Directions for this task:
Nothing but the lines from the top of the data to the line holding "import * as d3 from 'd3';" should be printed, word for word and both ends included; leave the pictures out.

[BEGIN Information provided]

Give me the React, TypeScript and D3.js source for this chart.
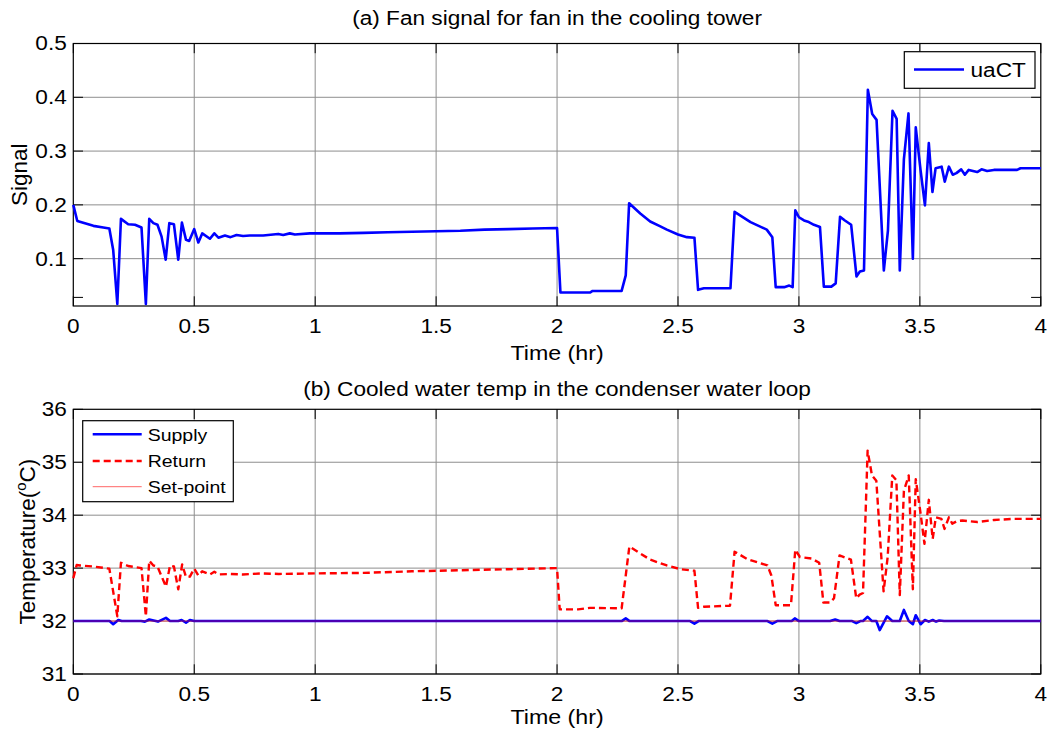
import React from 'react';
import * as d3 from 'd3';

// ---------- data ----------
const timeTicks = [0, 0.5, 1, 1.5, 2, 2.5, 3, 3.5, 4];
const signalTicks = [0.1, 0.2, 0.3, 0.4, 0.5];
const signalMinorTicks = [0.028];
const tempTicks = [31, 32, 33, 34, 35, 36];

const uaTime = [0, 0.0165, 0.083, 0.124, 0.149, 0.165, 0.182, 0.197, 0.227, 0.255, 0.282, 0.3, 0.314, 0.331, 0.348, 0.365, 0.382, 0.397, 0.416, 0.434, 0.449, 0.466, 0.479, 0.5, 0.517, 0.533, 0.565, 0.583, 0.6, 0.627, 0.65, 0.675, 0.702, 0.73, 0.785, 0.847, 0.868, 0.895, 0.916, 0.978, 1.1, 1.2, 1.3, 1.4, 1.5, 1.6, 1.7, 1.8, 1.9, 2.0, 2.014, 2.136, 2.147, 2.267, 2.284, 2.298, 2.344, 2.385, 2.427, 2.454, 2.5, 2.537, 2.568, 2.583, 2.607, 2.717, 2.734, 2.8, 2.867, 2.89, 2.904, 2.939, 2.96, 2.974, 2.985, 3.0, 3.021, 3.041, 3.062, 3.087, 3.103, 3.134, 3.152, 3.17, 3.19, 3.216, 3.238, 3.252, 3.269, 3.285, 3.303, 3.321, 3.351, 3.368, 3.387, 3.404, 3.417, 3.434, 3.453, 3.471, 3.483, 3.503, 3.521, 3.537, 3.552, 3.565, 3.59, 3.603, 3.62, 3.636, 3.651, 3.671, 3.686, 3.702, 3.737, 3.755, 3.778, 3.806, 3.833, 3.902, 3.916, 4.0];
const uaValue = [0.2, 0.17, 0.161, 0.158, 0.156, 0.116, 0.016, 0.174, 0.164, 0.163, 0.158, 0.016, 0.174, 0.166, 0.163, 0.141, 0.098, 0.166, 0.164, 0.098, 0.167, 0.135, 0.133, 0.155, 0.13, 0.147, 0.137, 0.147, 0.139, 0.143, 0.14, 0.144, 0.142, 0.143, 0.143, 0.146, 0.144, 0.147, 0.145, 0.147, 0.147, 0.148, 0.149, 0.15, 0.151, 0.152, 0.154, 0.155, 0.156, 0.157, 0.037, 0.037, 0.04, 0.04, 0.069, 0.203, 0.184, 0.169, 0.16, 0.154, 0.145, 0.14, 0.139, 0.042, 0.045, 0.045, 0.187, 0.168, 0.154, 0.14, 0.047, 0.047, 0.05, 0.047, 0.19, 0.177, 0.171, 0.168, 0.163, 0.159, 0.048, 0.048, 0.054, 0.178, 0.171, 0.163, 0.067, 0.076, 0.078, 0.414, 0.369, 0.358, 0.078, 0.152, 0.375, 0.36, 0.078, 0.285, 0.37, 0.1, 0.344, 0.264, 0.199, 0.315, 0.224, 0.268, 0.271, 0.243, 0.271, 0.256, 0.259, 0.266, 0.256, 0.265, 0.261, 0.266, 0.263, 0.265, 0.265, 0.265, 0.268, 0.268];

const returnTime = [0, 0.014, 0.028, 0.083, 0.149, 0.182, 0.197, 0.227, 0.282, 0.3, 0.314, 0.331, 0.348, 0.383, 0.4, 0.416, 0.434, 0.45, 0.466, 0.482, 0.5, 0.517, 0.533, 0.565, 0.583, 0.6, 0.65, 0.7, 0.78, 0.85, 1.0, 1.2, 1.4, 1.6, 1.8, 2.0, 2.011, 2.087, 2.136, 2.267, 2.299, 2.343, 2.385, 2.454, 2.51, 2.568, 2.583, 2.607, 2.715, 2.734, 2.787, 2.87, 2.886, 2.904, 2.967, 2.985, 3.004, 3.053, 3.084, 3.101, 3.129, 3.145, 3.168, 3.215, 3.237, 3.251, 3.265, 3.284, 3.302, 3.32, 3.35, 3.367, 3.386, 3.403, 3.417, 3.434, 3.454, 3.471, 3.483, 3.503, 3.519, 3.537, 3.553, 3.566, 3.589, 3.602, 3.62, 3.634, 3.655, 3.676, 3.738, 3.807, 3.89, 4.0];
const returnValue = [32.81, 33.06, 33.05, 33.03, 32.99, 32.09, 33.1, 33.04, 33.0, 32.09, 33.14, 33.05, 33.03, 32.65, 33.05, 33.03, 32.6, 33.07, 32.83, 32.84, 32.99, 32.86, 32.94, 32.88, 32.93, 32.88, 32.89, 32.88, 32.9, 32.89, 32.9, 32.91, 32.94, 32.96, 32.98, 33.0, 32.22, 32.22, 32.25, 32.24, 33.41, 33.28, 33.16, 33.05, 32.98, 32.95, 32.25, 32.27, 32.29, 33.31, 33.17, 33.05, 32.86, 32.3, 32.3, 33.35, 33.21, 33.18, 33.1, 32.35, 32.35, 32.43, 33.24, 33.16, 32.43, 32.5, 32.53, 35.22, 34.75, 34.65, 32.56, 33.21, 34.75, 34.66, 32.49, 34.46, 34.75, 32.6, 34.68, 34.03, 33.46, 34.29, 33.55, 33.96, 33.93, 33.74, 33.96, 33.84, 33.89, 33.9, 33.87, 33.91, 33.93, 33.93];

const supplyTime = [0, 0.15, 0.165, 0.186, 0.2, 0.28, 0.296, 0.314, 0.35, 0.383, 0.4, 0.434, 0.448, 0.466, 0.482, 0.5, 2.267, 2.284, 2.3, 2.55, 2.568, 2.585, 2.87, 2.89, 2.91, 2.97, 2.983, 3.0, 3.129, 3.15, 3.168, 3.22, 3.237, 3.254, 3.265, 3.284, 3.302, 3.32, 3.334, 3.364, 3.386, 3.417, 3.434, 3.454, 3.471, 3.483, 3.503, 3.521, 3.537, 3.553, 3.567, 3.58, 3.6, 4.0];
const supplyValue = [32, 32, 31.94, 32.02, 32, 32, 31.99, 32.03, 31.99, 32.06, 32, 32, 32.02, 31.97, 32.02, 32, 32, 32.05, 32, 32, 31.95, 32, 32, 31.95, 32, 32, 32.05, 32, 32, 32.03, 32, 32, 31.96, 32, 32, 32.08, 32, 32, 31.83, 32.09, 32, 32, 32.21, 32, 31.94, 32.11, 31.94, 32.02, 31.99, 32.02, 31.99, 32.01, 32, 32];

const setpointTime = [0, 4];
const setpointValue = [32, 32];

// ---------- layout ----------
const W = 1052;
const H = 732;
const SX = 1.16;
const FONT = "'Liberation Sans', Arial, Helvetica, sans-serif";
const LEFT = 73.3;
const RIGHT = 1040.8;
const TICK = 9.7;
const GRID = '#8e8e8e';

type TxtProps = { x: number; y: number; anchor?: string; size?: number; children: React.ReactNode };
function Txt({ x, y, anchor = 'middle', size = 19.5, children }: TxtProps) {
  return (
    <text
      transform={`translate(${x},${y}) scale(${SX},1)`}
      textAnchor={anchor}
      dominantBaseline="central"
      fontSize={size}
      fontFamily={FONT}
      fill="#000"
    >
      {children}
    </text>
  );
}

function Frame({ x, y, yTicks, yMinor, fmt }: any) {
  const [x0, x1] = x.range();
  const [yb, yt] = y.range();
  return (
    <g>
      {timeTicks.slice(1, -1).map((t: number) => (
        <line key={'gx' + t} x1={x(t)} x2={x(t)} y1={yt} y2={yb} stroke={GRID} strokeWidth={1} />
      ))}
      {yTicks.filter((v: number) => Math.abs(y(v) - yt) > 1).map((v: number) => (
        <line key={'gy' + v} x1={x0} x2={x1} y1={y(v)} y2={y(v)} stroke={GRID} strokeWidth={1} />
      ))}
      {timeTicks.map((t: number) => (
        <g key={'tx' + t}>
          <line x1={x(t)} x2={x(t)} y1={yb} y2={yb - TICK} stroke="#000" strokeWidth={1} />
          <line x1={x(t)} x2={x(t)} y1={yt} y2={yt + TICK} stroke="#000" strokeWidth={1} />
        </g>
      ))}
      {[...yTicks, ...yMinor].map((v: number) => (
        <g key={'ty' + v}>
          <line x1={x0} x2={x0 + TICK} y1={y(v)} y2={y(v)} stroke="#000" strokeWidth={1} />
          <line x1={x1} x2={x1 - TICK} y1={y(v)} y2={y(v)} stroke="#000" strokeWidth={1} />
        </g>
      ))}
      <rect x={x0} y={yt} width={x1 - x0} height={yb - yt} fill="none" stroke="#000" strokeWidth={1.2} />
      {timeTicks.map((t: number) => (
        <Txt key={'lx' + t} x={x(t)} y={yb + 20}>{String(t)}</Txt>
      ))}
      {yTicks.map((v: number) => (
        <Txt key={'ly' + v} x={x0 - 6.5} y={y(v)} anchor="end">{fmt(v)}</Txt>
      ))}
    </g>
  );
}

function pts(t: number[], v: number[]) {
  return t.map((ti, i) => [ti, v[i]] as [number, number]);
}

export default function App() {
  const x = d3.scaleLinear().domain([0, 4]).range([LEFT, RIGHT]);
  const yTop = d3.scaleLinear().domain([0.012, 0.5]).range([306, 43.5]);
  const yBot = d3.scaleLinear().domain([31, 36]).range([674, 409.3]);

  const lineTop = d3.line<[number, number]>().x(d => x(d[0])).y(d => yTop(d[1]));
  const lineBot = d3.line<[number, number]>().x(d => x(d[0])).y(d => yBot(d[1]));

  const midX = (LEFT + RIGHT) / 2;

  return (
    <svg width={W} height={H} style={{ position: 'absolute', left: 0, top: 0, background: '#fff' }}>
      <rect x={0} y={0} width={W} height={H} fill="#fff" />
      {/* ---------- panel (a) ---------- */}
      <Txt x={midX} y={18}>(a) Fan signal for fan in the cooling tower</Txt>
      <Frame x={x} y={yTop} yTicks={signalTicks} yMinor={signalMinorTicks} fmt={(v: number) => v.toFixed(1)} />
      <path d={lineTop(pts(uaTime, uaValue)) || ''} fill="none" stroke="#0000ff" strokeWidth={2.6} strokeLinejoin="round" />
      <Txt x={midX} y={353} size={20}>Time (hr)</Txt>
      <text transform={`translate(19,${(306 + 43.5) / 2}) rotate(-90)`} textAnchor="middle" dominantBaseline="central" fontSize={22.5} fontFamily={FONT}>Signal</text>
      {/* legend (a) */}
      <g>
        <rect x={904.3} y={51.7} width={130.7} height={36.6} fill="#fff" stroke="#000" strokeWidth={1.2} />
        <line x1={914} x2={964} y1={69.5} y2={69.5} stroke="#0000ff" strokeWidth={2.6} />
        <Txt x={970.5} y={70} anchor="start">uaCT</Txt>
      </g>

      {/* ---------- panel (b) ---------- */}
      <Txt x={midX} y={389}>(b) Cooled water temp in the condenser water loop</Txt>
      <Frame x={x} y={yBot} yTicks={tempTicks} yMinor={[]} fmt={(v: number) => String(v)} />
      <path d={lineBot(pts(supplyTime, supplyValue)) || ''} fill="none" stroke="#0000ff" strokeWidth={2.6} strokeLinejoin="round" />
      <path d={lineBot(pts(returnTime, returnValue)) || ''} fill="none" stroke="#ff0000" strokeWidth={2.4} strokeDasharray="7,4" strokeLinejoin="round" />
      <path d={lineBot(pts(setpointTime, setpointValue)) || ''} fill="none" stroke="#ff0000" strokeOpacity={0.6} strokeWidth={1} />
      <Txt x={midX} y={717} size={20}>Time (hr)</Txt>
      <text transform={`translate(27,${(674 + 409.3) / 2}) rotate(-90)`} textAnchor="middle" dominantBaseline="central" fontSize={22.5} fontFamily={FONT}>
        Temperature(<tspan fontSize={15} dy={-7}>o</tspan><tspan dy={7}>C)</tspan>
      </text>
      {/* legend (b) */}
      <g>
        <rect x={82.7} y={420.7} width={150.6} height={81} fill="#fff" stroke="#000" strokeWidth={1.2} />
        <line x1={92.7} x2={141.7} y1={434.3} y2={434.3} stroke="#0000ff" strokeWidth={2.6} />
        <Txt x={147.7} y={435} anchor="start" size={16.8}>Supply</Txt>
        <line x1={92.7} x2={141.7} y1={461} y2={461} stroke="#ff0000" strokeWidth={2.4} strokeDasharray="7,4" />
        <Txt x={147.7} y={461.5} anchor="start" size={16.8}>Return</Txt>
        <line x1={92.7} x2={141.7} y1={486.7} y2={486.7} stroke="#ff0000" strokeOpacity={0.6} strokeWidth={1} />
        <Txt x={147.7} y={487} anchor="start" size={16.8}>Set-point</Txt>
      </g>
    </svg>
  );
}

[END Information provided]

The response:
Give me the React, TypeScript and D3.js source for this chart.
import React from 'react';
import * as d3 from 'd3';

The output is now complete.